DIRECTIONS FOR THIS TASK – Extract, word for word, every line from the one containing "Recreate this image" through the one containing "Legend, XAxis, YAxis", with both end lines kept.

INFORMATION PROVIDED –
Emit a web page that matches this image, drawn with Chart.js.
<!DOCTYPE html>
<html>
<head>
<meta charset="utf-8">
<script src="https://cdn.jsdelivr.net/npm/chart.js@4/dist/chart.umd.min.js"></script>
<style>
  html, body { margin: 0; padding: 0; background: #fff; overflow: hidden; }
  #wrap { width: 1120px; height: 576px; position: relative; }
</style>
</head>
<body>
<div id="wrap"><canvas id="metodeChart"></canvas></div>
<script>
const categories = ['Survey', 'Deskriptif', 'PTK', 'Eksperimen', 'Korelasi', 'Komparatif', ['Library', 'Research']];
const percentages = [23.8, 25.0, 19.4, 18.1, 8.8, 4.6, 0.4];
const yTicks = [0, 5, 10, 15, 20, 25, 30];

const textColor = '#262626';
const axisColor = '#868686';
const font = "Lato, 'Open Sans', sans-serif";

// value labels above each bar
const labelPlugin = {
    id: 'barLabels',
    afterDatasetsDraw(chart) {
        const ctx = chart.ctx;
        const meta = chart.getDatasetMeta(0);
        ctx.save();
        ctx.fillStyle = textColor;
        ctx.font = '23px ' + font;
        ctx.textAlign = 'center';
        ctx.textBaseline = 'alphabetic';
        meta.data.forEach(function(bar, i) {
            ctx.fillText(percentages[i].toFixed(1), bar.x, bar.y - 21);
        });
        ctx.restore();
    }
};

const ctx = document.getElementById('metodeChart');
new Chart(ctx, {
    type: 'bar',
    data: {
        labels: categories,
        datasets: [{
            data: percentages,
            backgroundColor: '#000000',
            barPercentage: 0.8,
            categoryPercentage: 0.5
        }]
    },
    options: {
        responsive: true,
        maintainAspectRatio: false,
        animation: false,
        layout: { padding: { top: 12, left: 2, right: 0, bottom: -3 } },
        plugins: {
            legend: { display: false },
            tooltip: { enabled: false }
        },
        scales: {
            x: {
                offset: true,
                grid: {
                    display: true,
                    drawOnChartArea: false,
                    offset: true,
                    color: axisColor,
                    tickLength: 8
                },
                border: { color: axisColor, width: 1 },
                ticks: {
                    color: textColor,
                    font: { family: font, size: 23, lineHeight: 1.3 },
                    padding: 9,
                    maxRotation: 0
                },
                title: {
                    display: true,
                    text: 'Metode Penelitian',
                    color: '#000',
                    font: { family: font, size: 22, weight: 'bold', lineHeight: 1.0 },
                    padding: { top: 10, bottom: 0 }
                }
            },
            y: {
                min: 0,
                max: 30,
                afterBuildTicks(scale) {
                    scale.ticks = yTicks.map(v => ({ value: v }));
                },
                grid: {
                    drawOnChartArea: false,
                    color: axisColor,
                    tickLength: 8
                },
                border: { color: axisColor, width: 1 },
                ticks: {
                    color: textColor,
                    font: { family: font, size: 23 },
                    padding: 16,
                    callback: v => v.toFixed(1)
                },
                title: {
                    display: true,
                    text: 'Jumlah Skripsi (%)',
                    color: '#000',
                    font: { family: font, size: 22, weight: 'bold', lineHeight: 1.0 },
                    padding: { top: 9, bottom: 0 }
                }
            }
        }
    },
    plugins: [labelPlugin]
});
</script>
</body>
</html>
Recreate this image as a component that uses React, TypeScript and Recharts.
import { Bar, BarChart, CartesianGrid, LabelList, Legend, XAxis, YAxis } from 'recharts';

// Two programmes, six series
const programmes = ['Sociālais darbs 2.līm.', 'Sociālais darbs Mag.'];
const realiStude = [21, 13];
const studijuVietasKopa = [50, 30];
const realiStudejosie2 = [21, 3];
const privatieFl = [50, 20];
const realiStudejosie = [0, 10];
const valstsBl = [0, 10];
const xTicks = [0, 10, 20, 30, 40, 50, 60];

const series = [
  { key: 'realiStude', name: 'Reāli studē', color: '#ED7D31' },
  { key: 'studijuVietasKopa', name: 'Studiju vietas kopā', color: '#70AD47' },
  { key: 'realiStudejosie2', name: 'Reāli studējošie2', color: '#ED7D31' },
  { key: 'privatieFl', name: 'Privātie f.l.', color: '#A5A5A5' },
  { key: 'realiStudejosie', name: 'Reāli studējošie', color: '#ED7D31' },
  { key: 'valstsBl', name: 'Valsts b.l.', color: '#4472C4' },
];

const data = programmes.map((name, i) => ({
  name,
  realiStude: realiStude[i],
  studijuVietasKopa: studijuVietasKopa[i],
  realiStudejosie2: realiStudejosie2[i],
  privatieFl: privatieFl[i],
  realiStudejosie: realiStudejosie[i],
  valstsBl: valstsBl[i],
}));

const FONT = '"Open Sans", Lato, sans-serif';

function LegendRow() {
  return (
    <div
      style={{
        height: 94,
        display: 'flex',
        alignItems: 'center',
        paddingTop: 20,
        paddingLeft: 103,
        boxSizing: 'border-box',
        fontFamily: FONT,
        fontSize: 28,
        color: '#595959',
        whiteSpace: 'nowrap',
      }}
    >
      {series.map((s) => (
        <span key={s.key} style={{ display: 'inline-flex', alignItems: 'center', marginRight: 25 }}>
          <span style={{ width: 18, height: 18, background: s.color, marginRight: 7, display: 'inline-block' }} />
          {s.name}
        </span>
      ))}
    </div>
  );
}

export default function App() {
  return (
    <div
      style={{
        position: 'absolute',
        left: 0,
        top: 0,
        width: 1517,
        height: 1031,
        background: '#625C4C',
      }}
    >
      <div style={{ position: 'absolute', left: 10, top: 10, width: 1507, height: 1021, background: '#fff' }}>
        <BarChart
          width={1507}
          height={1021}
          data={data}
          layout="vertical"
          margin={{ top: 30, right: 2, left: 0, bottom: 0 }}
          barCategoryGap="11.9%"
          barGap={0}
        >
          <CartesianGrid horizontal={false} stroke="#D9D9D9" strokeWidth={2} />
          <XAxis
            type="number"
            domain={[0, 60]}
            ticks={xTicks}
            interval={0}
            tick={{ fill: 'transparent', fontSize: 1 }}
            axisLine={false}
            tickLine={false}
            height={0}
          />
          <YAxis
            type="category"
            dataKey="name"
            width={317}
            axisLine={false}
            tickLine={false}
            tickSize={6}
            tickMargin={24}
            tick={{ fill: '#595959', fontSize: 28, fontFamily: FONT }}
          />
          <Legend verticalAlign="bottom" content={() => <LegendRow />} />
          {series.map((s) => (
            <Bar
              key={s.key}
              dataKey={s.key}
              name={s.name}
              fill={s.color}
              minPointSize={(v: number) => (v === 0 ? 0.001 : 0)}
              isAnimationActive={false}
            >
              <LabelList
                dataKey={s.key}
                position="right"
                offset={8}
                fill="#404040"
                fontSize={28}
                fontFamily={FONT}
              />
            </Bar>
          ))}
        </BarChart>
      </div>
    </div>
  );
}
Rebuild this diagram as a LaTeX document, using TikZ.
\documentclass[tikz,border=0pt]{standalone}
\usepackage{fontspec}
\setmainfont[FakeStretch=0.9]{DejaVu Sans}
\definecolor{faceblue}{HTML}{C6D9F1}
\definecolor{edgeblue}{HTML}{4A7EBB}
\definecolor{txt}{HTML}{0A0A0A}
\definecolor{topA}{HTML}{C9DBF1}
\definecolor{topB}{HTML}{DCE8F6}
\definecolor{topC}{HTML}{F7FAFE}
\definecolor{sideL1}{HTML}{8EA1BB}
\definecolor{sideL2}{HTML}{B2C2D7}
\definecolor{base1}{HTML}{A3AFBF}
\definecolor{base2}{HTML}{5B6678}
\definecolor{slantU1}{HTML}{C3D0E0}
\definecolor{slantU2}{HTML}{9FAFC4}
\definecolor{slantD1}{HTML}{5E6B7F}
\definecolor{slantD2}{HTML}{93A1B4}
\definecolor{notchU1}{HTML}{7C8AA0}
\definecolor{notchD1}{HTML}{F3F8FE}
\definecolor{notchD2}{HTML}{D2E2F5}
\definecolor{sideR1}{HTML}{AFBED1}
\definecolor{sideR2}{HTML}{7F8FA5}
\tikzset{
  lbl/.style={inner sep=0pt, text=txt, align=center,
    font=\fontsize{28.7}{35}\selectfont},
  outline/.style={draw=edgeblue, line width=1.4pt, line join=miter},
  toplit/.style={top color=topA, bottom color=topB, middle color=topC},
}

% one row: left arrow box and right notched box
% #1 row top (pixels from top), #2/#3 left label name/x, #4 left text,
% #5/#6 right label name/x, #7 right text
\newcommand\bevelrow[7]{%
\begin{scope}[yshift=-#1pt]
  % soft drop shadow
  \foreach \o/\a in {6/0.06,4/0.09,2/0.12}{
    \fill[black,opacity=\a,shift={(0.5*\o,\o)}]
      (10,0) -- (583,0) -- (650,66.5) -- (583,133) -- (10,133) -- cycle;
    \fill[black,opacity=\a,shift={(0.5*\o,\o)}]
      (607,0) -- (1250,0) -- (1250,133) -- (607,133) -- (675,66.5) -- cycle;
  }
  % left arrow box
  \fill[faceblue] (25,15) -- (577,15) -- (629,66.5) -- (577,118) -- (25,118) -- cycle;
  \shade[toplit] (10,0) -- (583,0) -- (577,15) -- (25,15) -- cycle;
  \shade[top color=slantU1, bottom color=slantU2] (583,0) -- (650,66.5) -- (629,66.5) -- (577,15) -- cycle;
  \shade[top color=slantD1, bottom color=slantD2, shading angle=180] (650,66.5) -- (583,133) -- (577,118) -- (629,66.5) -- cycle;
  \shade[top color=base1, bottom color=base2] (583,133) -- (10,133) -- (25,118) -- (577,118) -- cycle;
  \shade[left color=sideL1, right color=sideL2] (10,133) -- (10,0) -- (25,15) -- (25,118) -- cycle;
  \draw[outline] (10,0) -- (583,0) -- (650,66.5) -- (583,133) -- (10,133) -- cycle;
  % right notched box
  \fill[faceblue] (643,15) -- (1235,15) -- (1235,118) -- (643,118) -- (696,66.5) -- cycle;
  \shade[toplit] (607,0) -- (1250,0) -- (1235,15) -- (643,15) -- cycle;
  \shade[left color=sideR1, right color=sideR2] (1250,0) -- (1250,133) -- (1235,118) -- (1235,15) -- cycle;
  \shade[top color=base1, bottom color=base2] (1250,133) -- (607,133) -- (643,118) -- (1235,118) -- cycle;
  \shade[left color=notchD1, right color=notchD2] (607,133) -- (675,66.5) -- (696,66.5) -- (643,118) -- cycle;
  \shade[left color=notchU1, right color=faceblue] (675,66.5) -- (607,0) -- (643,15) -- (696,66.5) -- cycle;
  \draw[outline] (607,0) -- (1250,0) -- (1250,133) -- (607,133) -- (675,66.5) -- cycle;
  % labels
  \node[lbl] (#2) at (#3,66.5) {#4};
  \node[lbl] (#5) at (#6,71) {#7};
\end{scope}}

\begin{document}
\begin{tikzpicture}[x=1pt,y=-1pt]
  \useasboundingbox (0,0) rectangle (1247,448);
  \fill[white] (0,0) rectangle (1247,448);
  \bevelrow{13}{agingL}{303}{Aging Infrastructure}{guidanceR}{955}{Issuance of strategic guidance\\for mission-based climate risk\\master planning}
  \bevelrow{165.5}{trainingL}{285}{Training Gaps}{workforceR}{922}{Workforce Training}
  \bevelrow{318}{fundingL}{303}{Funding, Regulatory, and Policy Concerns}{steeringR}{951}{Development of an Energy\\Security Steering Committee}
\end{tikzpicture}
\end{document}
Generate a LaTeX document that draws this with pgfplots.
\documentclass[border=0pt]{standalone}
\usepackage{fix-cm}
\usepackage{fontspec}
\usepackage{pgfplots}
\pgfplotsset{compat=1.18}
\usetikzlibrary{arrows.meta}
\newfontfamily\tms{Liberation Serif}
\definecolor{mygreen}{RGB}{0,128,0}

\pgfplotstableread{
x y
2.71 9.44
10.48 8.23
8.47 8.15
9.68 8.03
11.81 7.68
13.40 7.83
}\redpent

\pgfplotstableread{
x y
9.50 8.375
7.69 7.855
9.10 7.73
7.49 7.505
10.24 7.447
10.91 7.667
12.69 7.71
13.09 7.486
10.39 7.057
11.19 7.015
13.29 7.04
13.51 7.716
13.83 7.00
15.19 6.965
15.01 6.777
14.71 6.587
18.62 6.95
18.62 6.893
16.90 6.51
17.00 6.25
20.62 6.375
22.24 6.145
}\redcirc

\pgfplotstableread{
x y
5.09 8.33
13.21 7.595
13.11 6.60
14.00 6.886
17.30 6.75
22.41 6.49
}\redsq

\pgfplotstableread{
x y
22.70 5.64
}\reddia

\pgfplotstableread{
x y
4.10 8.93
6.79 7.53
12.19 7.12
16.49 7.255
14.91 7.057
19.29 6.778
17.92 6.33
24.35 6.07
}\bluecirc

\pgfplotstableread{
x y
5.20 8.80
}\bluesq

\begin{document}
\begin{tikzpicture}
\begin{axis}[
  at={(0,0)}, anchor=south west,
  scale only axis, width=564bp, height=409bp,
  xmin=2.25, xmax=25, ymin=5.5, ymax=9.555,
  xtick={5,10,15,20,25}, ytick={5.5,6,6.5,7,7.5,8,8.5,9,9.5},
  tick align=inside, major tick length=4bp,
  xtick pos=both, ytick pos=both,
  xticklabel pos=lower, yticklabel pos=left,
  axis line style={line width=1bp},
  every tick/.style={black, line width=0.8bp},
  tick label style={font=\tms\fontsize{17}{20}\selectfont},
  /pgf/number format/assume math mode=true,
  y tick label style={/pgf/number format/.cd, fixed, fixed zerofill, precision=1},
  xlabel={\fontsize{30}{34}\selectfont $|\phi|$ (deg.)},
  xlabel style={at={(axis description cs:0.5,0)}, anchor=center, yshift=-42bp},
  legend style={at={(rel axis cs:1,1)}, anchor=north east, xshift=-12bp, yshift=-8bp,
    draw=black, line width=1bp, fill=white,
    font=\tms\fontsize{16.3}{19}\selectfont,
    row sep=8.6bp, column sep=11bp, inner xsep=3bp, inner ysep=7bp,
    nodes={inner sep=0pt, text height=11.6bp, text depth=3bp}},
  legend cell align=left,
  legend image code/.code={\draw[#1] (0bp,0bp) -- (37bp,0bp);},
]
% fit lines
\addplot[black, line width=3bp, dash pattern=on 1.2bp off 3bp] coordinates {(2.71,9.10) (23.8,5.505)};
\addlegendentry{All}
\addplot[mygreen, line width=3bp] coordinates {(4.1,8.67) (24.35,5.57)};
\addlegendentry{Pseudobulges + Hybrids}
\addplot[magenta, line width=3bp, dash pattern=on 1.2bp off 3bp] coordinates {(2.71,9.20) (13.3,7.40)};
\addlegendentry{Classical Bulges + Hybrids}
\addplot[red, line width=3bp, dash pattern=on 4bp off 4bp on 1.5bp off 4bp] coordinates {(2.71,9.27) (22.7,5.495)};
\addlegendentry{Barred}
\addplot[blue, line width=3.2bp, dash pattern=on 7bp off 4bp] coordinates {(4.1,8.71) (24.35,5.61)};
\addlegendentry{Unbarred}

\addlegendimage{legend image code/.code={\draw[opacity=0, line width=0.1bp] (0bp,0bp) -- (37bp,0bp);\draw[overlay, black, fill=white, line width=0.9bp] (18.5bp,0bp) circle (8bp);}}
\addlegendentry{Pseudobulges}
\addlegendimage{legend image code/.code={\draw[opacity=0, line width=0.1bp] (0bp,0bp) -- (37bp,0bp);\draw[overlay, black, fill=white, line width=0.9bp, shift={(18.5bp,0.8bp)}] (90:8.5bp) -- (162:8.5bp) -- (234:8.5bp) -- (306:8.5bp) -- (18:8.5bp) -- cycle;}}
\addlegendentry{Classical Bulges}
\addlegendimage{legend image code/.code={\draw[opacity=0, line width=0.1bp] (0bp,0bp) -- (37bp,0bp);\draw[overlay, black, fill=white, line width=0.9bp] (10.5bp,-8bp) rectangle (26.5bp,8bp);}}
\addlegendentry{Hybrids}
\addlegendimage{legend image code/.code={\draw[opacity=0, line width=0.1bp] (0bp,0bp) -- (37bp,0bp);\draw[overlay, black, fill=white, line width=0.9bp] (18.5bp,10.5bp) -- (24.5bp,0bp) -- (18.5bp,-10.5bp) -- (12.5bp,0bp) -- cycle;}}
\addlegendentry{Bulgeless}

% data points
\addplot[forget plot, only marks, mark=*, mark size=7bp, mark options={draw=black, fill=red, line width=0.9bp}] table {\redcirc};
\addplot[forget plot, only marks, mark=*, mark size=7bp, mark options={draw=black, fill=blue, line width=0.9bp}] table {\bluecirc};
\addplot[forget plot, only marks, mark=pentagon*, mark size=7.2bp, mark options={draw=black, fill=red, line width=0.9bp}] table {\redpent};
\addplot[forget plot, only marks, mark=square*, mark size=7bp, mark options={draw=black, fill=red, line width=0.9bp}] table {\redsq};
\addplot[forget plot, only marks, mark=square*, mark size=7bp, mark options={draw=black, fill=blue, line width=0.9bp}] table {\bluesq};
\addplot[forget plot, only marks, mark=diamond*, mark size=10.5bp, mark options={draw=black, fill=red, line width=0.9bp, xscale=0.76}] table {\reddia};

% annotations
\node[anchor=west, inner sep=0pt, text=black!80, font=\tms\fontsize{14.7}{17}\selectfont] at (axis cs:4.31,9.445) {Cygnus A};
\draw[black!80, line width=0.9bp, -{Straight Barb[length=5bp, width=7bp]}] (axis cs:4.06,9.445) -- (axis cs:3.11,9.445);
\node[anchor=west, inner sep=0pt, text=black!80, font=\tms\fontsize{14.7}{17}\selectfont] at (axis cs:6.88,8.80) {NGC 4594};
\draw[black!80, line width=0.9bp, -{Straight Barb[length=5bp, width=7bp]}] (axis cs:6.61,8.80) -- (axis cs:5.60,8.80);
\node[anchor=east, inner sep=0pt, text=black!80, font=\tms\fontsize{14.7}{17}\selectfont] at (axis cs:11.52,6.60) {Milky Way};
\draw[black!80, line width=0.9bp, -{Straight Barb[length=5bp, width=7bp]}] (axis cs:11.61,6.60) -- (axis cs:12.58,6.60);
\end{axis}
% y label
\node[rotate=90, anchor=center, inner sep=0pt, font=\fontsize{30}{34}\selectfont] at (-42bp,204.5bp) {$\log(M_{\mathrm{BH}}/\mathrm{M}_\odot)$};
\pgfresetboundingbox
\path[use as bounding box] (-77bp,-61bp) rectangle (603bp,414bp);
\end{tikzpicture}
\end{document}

THE REPLY –
Recreate this image as a component that uses React, TypeScript and Recharts.
import { Bar, BarChart, CartesianGrid, LabelList, Legend, XAxis, YAxis } from 'recharts';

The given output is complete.